The copy must start at the line that contains "Write the seaborn" and finish at the line that contains "ann.xyann = (dx, 7)", reproducing each line exactly. Any picture in that span is omitted.

○ ○ ○ ○

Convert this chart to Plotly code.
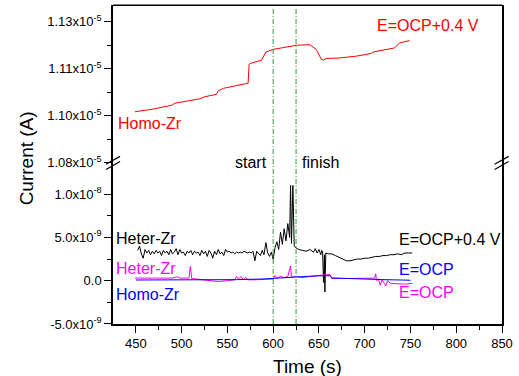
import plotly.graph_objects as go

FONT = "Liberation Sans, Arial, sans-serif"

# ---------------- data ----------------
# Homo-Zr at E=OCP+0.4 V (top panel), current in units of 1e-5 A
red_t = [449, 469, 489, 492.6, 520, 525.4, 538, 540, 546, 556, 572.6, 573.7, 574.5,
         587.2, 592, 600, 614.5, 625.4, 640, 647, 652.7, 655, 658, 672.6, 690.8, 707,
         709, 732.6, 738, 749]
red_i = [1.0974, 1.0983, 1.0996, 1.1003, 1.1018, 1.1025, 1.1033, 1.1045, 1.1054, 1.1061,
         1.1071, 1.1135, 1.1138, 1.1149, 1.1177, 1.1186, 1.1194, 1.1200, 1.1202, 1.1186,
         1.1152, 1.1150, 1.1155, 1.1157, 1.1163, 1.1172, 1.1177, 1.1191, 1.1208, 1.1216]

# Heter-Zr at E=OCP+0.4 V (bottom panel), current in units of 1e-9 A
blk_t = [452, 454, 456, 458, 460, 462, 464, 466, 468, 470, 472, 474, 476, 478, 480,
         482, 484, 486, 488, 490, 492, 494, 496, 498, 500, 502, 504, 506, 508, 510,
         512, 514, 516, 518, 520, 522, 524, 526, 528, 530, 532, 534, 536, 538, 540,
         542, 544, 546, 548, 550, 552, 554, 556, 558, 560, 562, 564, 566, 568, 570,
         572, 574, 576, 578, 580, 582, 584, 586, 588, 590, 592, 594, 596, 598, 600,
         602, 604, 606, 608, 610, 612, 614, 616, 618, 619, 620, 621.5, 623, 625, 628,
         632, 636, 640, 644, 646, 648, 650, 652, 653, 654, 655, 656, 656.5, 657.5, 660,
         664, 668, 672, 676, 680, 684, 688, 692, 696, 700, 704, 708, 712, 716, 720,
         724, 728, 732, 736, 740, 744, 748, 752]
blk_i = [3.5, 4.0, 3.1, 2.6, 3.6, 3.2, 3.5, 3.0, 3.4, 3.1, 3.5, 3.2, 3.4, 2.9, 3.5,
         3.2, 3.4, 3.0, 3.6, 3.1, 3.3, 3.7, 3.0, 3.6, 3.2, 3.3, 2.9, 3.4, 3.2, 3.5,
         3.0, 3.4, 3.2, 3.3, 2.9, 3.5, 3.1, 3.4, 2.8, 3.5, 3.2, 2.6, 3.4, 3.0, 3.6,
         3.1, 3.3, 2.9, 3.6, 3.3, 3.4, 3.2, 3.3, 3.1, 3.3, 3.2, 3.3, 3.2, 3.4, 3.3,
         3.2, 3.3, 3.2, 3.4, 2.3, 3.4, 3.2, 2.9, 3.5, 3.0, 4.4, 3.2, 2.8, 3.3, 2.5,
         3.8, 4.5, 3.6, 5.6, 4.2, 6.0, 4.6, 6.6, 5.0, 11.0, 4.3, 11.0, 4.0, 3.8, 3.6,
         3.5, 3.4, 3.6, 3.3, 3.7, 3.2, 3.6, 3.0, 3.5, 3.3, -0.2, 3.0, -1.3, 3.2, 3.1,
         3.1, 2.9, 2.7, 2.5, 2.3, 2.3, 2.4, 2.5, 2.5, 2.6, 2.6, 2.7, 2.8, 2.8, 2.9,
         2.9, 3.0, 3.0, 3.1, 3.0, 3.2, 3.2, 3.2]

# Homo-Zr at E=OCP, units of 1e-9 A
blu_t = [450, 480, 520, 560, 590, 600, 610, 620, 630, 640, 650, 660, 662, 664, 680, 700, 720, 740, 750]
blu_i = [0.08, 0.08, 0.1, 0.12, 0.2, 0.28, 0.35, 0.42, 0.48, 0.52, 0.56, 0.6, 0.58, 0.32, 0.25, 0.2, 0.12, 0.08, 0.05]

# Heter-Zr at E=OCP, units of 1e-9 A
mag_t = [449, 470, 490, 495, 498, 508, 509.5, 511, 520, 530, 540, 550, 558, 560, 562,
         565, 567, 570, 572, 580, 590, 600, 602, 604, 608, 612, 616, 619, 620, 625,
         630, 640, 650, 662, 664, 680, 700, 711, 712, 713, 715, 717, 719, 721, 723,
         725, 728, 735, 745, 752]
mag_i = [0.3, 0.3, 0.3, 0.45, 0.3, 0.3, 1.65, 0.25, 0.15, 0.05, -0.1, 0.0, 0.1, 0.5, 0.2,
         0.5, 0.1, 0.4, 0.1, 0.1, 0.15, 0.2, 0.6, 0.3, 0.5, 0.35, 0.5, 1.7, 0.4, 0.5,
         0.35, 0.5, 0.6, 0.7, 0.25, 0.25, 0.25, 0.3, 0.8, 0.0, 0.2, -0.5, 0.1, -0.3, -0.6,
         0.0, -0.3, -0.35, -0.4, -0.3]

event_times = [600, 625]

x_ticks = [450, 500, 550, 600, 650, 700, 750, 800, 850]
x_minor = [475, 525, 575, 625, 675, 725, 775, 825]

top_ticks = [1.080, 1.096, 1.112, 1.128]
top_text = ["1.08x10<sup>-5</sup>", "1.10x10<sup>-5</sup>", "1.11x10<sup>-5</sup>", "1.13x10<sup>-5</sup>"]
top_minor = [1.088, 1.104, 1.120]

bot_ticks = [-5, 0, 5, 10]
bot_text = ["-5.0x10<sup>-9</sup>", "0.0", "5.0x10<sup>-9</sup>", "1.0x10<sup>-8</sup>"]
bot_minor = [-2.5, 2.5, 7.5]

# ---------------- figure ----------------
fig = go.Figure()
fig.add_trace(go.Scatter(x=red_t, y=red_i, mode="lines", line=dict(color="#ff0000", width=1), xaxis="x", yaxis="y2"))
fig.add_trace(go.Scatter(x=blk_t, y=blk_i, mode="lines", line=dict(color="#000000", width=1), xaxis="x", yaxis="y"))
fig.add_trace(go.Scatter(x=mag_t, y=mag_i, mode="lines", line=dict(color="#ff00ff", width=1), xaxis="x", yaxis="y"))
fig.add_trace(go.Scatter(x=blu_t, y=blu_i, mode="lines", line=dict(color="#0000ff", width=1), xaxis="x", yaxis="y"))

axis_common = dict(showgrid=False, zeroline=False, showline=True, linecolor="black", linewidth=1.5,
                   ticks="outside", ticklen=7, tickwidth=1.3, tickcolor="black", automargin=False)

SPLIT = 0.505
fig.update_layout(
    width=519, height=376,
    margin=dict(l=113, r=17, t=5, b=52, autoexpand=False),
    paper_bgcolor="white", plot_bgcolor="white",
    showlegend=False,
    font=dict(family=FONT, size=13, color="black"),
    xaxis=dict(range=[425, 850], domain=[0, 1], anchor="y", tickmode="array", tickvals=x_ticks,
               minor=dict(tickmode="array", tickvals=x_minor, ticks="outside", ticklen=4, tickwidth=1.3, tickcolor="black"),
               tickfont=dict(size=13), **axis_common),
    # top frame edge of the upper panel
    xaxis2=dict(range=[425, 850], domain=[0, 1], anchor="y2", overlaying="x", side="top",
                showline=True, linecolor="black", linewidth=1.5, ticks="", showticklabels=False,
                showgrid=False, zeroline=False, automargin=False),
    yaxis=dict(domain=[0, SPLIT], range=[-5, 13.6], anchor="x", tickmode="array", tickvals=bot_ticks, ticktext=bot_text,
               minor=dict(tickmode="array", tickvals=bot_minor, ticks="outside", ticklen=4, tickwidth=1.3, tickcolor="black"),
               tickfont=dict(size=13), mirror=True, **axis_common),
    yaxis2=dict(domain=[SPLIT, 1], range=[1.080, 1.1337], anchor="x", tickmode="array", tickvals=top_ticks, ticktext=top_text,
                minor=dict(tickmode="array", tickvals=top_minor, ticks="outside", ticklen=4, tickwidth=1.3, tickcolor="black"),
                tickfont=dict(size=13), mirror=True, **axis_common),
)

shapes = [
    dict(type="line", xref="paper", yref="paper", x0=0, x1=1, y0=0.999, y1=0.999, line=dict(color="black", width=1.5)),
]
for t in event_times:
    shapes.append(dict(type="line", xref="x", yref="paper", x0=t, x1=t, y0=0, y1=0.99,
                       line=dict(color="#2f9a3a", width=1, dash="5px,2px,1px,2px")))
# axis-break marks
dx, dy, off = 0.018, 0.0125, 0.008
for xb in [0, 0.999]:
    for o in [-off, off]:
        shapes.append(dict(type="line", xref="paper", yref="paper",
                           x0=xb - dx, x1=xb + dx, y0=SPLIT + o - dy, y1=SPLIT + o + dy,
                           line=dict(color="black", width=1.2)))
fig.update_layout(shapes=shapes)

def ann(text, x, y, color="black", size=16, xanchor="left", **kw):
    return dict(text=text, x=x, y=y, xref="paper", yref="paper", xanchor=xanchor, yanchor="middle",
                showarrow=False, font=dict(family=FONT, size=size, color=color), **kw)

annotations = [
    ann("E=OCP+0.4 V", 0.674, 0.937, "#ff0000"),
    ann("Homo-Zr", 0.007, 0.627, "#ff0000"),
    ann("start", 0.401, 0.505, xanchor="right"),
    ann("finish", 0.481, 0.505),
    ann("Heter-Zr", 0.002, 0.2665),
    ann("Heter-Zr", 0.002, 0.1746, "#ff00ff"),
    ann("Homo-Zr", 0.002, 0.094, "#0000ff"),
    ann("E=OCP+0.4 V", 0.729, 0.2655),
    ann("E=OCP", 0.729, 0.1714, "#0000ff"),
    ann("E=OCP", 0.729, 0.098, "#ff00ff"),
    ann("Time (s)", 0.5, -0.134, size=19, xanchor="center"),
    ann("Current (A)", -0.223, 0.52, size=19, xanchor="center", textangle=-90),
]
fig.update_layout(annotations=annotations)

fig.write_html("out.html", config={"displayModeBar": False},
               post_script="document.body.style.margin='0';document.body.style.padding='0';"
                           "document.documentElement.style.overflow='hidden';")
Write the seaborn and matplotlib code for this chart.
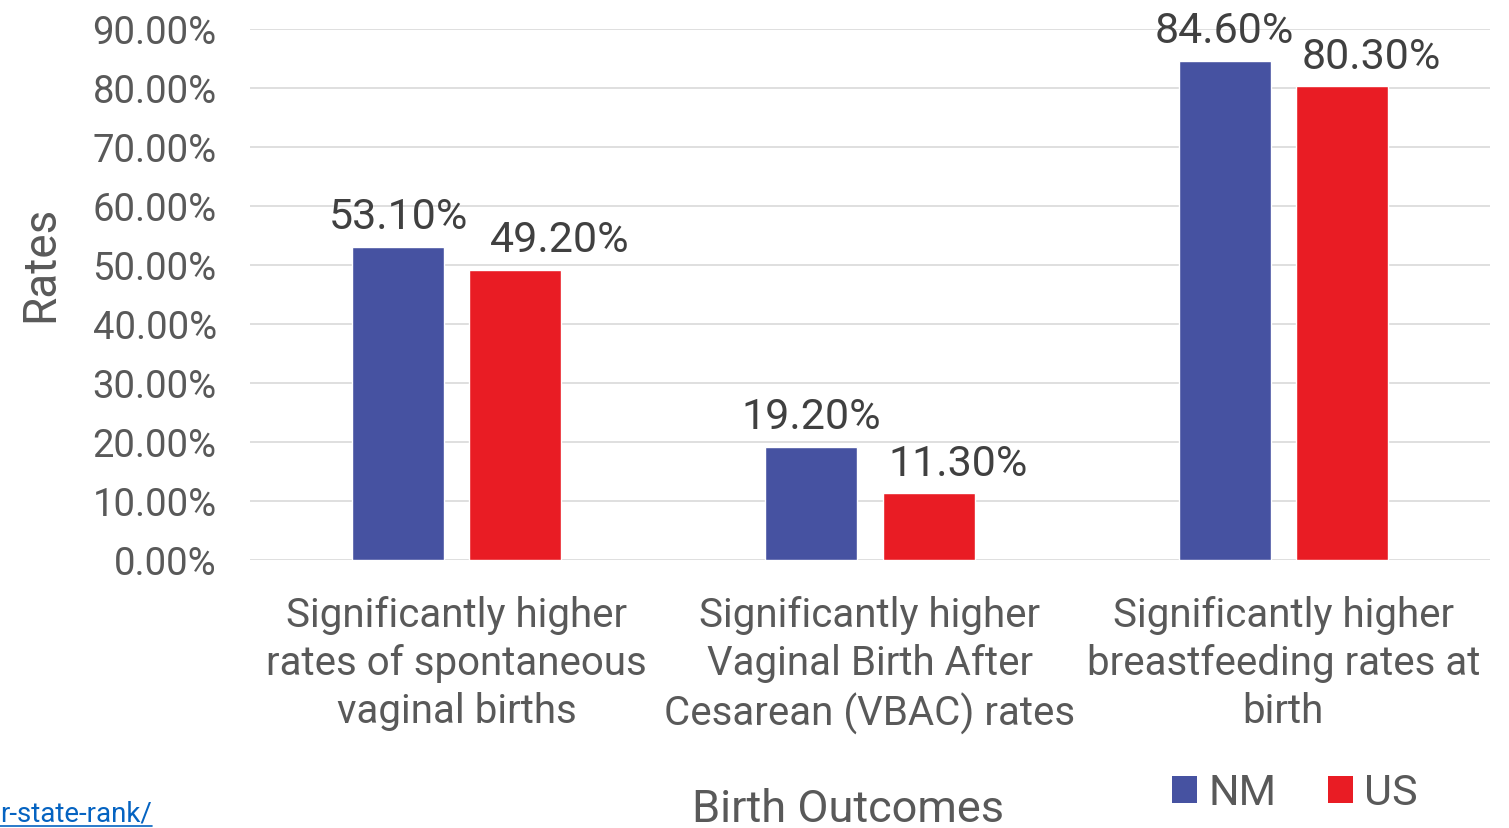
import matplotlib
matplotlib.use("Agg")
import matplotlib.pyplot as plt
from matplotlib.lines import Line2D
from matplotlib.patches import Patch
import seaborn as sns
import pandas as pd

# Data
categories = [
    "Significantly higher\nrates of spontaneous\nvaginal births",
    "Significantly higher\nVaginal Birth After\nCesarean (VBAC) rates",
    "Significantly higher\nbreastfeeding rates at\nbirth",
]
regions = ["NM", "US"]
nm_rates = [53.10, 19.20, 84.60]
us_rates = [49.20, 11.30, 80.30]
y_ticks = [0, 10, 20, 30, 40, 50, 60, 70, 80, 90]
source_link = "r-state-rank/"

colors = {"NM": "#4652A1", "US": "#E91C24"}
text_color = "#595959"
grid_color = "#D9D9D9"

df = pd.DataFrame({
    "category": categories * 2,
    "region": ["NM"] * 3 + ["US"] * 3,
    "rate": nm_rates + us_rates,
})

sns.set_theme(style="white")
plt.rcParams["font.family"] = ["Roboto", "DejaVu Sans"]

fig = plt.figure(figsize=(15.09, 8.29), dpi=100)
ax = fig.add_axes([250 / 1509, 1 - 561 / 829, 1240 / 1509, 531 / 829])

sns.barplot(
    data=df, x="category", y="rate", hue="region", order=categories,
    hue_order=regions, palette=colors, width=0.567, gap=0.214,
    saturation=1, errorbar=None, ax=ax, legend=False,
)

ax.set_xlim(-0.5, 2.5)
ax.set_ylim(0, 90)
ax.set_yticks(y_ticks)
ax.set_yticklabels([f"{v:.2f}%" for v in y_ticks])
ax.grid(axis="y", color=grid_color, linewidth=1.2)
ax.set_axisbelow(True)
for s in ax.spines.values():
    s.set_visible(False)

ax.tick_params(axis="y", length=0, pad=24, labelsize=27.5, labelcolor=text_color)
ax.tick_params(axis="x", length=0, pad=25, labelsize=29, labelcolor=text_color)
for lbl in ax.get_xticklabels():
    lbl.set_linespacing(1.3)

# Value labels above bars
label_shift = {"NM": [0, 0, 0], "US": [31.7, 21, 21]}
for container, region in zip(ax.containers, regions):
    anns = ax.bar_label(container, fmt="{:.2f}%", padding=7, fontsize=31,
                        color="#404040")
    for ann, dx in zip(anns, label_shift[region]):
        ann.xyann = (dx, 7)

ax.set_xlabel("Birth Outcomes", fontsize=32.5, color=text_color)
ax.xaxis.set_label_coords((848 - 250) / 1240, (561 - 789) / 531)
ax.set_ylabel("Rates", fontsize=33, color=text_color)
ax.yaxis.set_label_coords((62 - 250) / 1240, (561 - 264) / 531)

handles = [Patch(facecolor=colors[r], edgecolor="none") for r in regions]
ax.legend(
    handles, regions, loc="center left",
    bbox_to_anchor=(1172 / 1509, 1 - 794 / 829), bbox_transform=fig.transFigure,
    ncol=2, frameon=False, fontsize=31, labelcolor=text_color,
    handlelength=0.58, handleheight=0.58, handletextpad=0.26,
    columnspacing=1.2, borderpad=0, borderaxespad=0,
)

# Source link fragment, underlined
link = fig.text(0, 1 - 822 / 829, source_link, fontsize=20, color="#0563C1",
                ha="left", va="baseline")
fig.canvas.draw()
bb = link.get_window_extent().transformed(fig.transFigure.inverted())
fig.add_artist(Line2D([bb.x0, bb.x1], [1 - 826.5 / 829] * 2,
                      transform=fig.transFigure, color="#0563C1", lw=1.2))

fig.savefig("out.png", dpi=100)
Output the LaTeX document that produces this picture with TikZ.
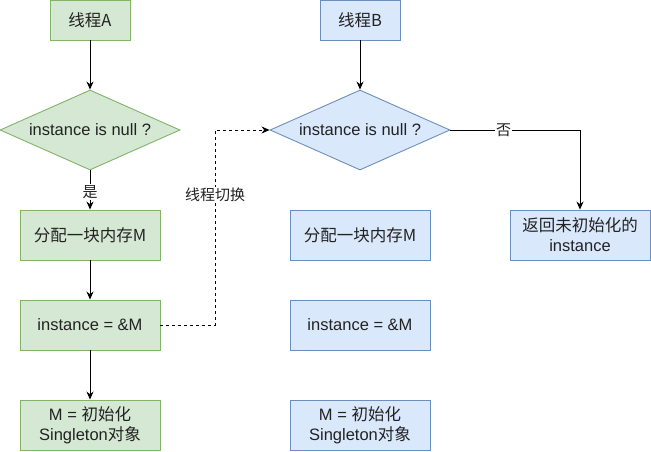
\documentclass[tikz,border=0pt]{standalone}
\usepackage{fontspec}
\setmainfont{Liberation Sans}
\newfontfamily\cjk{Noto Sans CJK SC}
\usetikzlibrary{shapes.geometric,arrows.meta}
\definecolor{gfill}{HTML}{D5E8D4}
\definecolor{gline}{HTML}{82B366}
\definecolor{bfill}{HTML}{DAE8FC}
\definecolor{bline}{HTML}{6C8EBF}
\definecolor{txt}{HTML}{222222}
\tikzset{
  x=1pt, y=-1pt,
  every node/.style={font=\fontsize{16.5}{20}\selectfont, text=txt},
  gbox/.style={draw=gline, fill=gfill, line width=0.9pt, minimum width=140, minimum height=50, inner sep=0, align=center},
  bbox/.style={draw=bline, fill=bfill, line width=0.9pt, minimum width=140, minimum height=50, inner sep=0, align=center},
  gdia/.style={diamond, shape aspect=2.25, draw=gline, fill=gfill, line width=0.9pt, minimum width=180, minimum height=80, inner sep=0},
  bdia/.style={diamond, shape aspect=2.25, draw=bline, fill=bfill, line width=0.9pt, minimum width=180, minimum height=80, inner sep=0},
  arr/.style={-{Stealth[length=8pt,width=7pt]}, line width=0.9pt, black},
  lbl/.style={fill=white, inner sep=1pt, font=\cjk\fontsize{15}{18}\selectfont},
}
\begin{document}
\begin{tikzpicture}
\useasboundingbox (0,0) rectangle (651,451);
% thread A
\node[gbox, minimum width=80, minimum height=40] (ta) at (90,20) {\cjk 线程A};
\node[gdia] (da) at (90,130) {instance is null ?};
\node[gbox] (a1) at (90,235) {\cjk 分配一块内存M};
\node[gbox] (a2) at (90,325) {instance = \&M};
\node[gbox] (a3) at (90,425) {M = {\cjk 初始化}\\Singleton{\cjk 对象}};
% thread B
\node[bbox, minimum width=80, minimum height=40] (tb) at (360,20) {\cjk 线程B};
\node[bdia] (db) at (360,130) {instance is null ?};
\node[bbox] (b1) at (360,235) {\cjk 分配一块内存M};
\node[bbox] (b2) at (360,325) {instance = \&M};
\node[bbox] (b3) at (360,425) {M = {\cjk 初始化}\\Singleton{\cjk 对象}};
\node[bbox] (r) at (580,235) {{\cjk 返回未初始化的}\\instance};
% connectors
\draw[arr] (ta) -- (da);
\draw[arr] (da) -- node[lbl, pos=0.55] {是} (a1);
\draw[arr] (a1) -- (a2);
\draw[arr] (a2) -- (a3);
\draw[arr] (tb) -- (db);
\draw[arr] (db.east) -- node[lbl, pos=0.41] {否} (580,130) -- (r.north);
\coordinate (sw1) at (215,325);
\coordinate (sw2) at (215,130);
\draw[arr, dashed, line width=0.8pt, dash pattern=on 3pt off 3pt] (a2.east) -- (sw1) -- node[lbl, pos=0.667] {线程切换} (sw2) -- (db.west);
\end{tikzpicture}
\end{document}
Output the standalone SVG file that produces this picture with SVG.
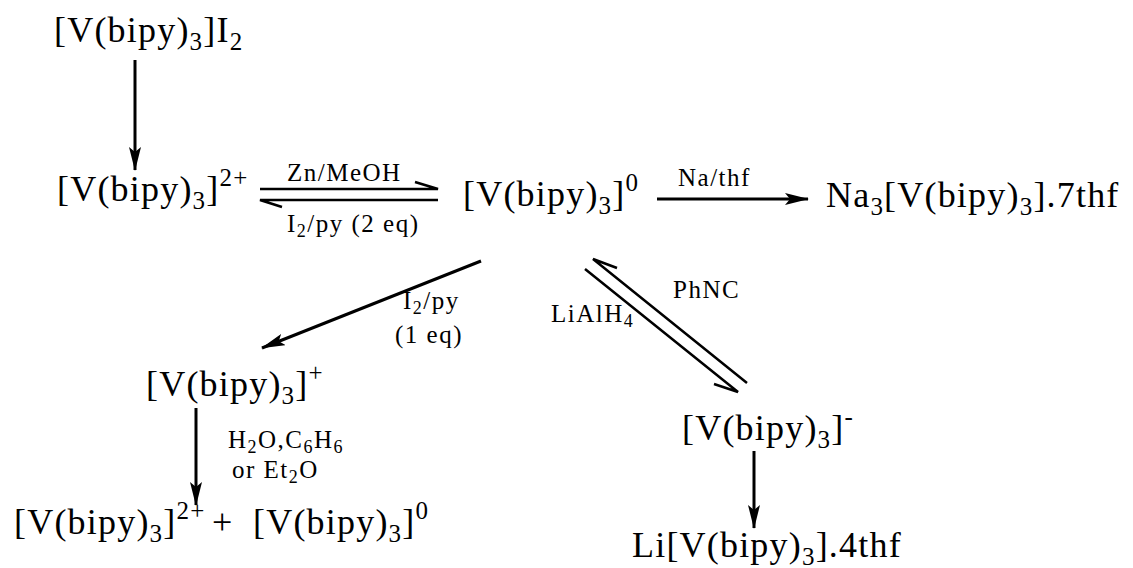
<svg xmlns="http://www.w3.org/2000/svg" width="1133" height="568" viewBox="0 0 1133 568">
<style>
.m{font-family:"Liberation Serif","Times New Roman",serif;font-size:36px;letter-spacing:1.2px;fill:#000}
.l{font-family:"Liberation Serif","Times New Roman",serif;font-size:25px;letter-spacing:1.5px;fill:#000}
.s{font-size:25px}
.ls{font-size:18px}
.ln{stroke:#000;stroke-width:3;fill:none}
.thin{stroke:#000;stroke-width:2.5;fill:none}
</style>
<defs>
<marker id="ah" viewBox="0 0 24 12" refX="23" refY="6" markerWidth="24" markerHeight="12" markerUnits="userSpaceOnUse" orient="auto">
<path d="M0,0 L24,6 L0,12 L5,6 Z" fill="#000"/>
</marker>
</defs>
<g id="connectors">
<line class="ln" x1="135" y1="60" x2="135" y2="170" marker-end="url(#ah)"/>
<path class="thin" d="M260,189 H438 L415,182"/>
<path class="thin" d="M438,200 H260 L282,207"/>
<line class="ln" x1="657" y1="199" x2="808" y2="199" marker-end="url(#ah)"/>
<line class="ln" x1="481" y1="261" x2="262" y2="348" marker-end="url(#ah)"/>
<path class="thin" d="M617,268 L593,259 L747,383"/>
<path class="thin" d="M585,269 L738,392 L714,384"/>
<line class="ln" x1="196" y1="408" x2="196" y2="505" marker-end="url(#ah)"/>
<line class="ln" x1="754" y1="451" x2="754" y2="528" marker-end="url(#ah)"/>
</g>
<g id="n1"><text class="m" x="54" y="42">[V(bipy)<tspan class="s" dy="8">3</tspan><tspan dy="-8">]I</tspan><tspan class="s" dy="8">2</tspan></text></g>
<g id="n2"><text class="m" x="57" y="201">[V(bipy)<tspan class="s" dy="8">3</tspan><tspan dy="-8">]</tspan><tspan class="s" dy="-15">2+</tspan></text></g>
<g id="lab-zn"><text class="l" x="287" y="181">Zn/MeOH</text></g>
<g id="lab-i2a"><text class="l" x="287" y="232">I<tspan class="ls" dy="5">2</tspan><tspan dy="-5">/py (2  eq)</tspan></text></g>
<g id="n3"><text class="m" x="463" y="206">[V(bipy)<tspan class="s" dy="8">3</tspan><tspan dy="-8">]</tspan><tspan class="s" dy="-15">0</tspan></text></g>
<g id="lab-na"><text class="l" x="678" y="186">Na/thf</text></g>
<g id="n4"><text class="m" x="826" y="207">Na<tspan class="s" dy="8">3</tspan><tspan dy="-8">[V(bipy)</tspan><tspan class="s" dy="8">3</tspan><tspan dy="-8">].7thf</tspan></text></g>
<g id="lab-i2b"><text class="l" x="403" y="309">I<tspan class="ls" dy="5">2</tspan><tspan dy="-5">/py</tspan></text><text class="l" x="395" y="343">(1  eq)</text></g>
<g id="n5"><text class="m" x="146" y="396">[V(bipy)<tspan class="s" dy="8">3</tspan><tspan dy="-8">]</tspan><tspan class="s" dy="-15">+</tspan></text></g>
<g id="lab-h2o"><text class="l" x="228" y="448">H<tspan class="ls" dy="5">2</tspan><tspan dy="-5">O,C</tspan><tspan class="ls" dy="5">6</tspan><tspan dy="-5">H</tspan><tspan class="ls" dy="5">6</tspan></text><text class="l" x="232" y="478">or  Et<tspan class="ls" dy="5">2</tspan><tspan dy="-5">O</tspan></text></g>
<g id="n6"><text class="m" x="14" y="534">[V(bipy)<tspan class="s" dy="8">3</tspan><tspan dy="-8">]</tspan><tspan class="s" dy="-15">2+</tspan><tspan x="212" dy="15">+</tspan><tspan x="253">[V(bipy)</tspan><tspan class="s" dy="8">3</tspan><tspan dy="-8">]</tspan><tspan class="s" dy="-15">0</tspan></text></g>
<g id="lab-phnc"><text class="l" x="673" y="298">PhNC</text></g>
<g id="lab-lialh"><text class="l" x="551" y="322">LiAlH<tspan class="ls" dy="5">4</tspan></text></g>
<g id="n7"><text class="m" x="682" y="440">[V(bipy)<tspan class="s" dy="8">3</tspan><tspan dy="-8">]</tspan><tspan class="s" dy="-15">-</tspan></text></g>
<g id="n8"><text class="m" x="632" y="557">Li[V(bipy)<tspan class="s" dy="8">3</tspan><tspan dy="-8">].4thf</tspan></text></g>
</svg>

○ ○ ○ ○

- Task output:
Write the seaborn and matplotlib code for this chart.
import matplotlib
matplotlib.use("Agg")
import matplotlib.pyplot as plt
from matplotlib.lines import Line2D
from matplotlib.patches import Patch
import seaborn as sns
import pandas as pd

# Data
categories = [
    "Significantly higher\nrates of spontaneous\nvaginal births",
    "Significantly higher\nVaginal Birth After\nCesarean (VBAC) rates",
    "Significantly higher\nbreastfeeding rates at\nbirth",
]
regions = ["NM", "US"]
nm_rates = [53.10, 19.20, 84.60]
us_rates = [49.20, 11.30, 80.30]
y_ticks = [0, 10, 20, 30, 40, 50, 60, 70, 80, 90]
source_link = "r-state-rank/"

colors = {"NM": "#4652A1", "US": "#E91C24"}
text_color = "#595959"
grid_color = "#D9D9D9"

df = pd.DataFrame({
    "category": categories * 2,
    "region": ["NM"] * 3 + ["US"] * 3,
    "rate": nm_rates + us_rates,
})

sns.set_theme(style="white")
plt.rcParams["font.family"] = ["Roboto", "DejaVu Sans"]

fig = plt.figure(figsize=(15.09, 8.29), dpi=100)
ax = fig.add_axes([250 / 1509, 1 - 561 / 829, 1240 / 1509, 531 / 829])

sns.barplot(
    data=df, x="category", y="rate", hue="region", order=categories,
    hue_order=regions, palette=colors, width=0.567, gap=0.214,
    saturation=1, errorbar=None, ax=ax, legend=False,
)

ax.set_xlim(-0.5, 2.5)
ax.set_ylim(0, 90)
ax.set_yticks(y_ticks)
ax.set_yticklabels([f"{v:.2f}%" for v in y_ticks])
ax.grid(axis="y", color=grid_color, linewidth=1.2)
ax.set_axisbelow(True)
for s in ax.spines.values():
    s.set_visible(False)

ax.tick_params(axis="y", length=0, pad=24, labelsize=27.5, labelcolor=text_color)
ax.tick_params(axis="x", length=0, pad=25, labelsize=29, labelcolor=text_color)
for lbl in ax.get_xticklabels():
    lbl.set_linespacing(1.3)

# Value labels above bars
label_shift = {"NM": [0, 0, 0], "US": [31.7, 21, 21]}
for container, region in zip(ax.containers, regions):
    anns = ax.bar_label(container, fmt="{:.2f}%", padding=7, fontsize=31,
                        color="#404040")
    for ann, dx in zip(anns, label_shift[region]):
        ann.xyann = (dx, 7)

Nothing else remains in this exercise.